A weaker author concerned with “likability” might have made Constance the hero of the story and ended with her escape into “the real world.” But — spoiler alert — We Have Always Lived in the Castle is a novel of female power, and the bond of sisterhood, no matter how twisted and gnarled the cord, is destined to win out over the dull greed of Cousin Charles or the banalities of village life.

We Have Always Lived in the Castle was the last book Jackson ever wrote. It was published as her own paranoia and agoraphobia started to take over. (At the end, she apparently wouldn’t even leave her filthy, cluttered bedroom.) It bears similarities to Jackson’s most famous work, the short story “The Lottery.” In both, townspeople in an apparently contemporary northeastern town are depicted as simple-minded cretins. Jackson and her husband, the Jewish critic Stanley Hyman, lived in North Bennington, Vermont. There, Jackson recoiled at the townspeople’s anti-intellectualism and anti-Semitism. “The Lottery” ends with the villagers stoning the “winner” of the titular lottery, clinging to the brainless tradition, “Lottery in June, corn be heavy soon.” We Have Always Lived in the Castle climaxes when the villagers arrive to see the Blackwood estate on fire and, shouting at the firemen to let it burn, begin hurling stones through the windows.

The ending — like the main female characters and indeed the novel as a whole — resists simple interpretations. On one level, it reads like a fairy-tale ending.

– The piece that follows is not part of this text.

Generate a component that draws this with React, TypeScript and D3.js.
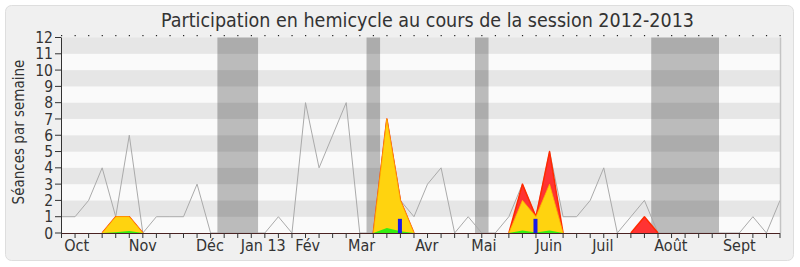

The evil townspeople have been repelled and only return to give the sisters baskets of food as an apology. On another level, it is deeply disturbing. Constance has been dragged completely into the diseased world of Merricat. The sisters stand in their burnt house, all of their possessions and connections to the world severed. “Oh, Constance,” Merricat says with chilling cheer. “We are so happy.

The reader is left to imagine what happens to these lost sisters. Do they live happily ever after in their ruins? Do the townspeople return to drag them to an asylum? Or do these women simply hide away until they fade, like ghosts, into the charred remains of a now-haunted house?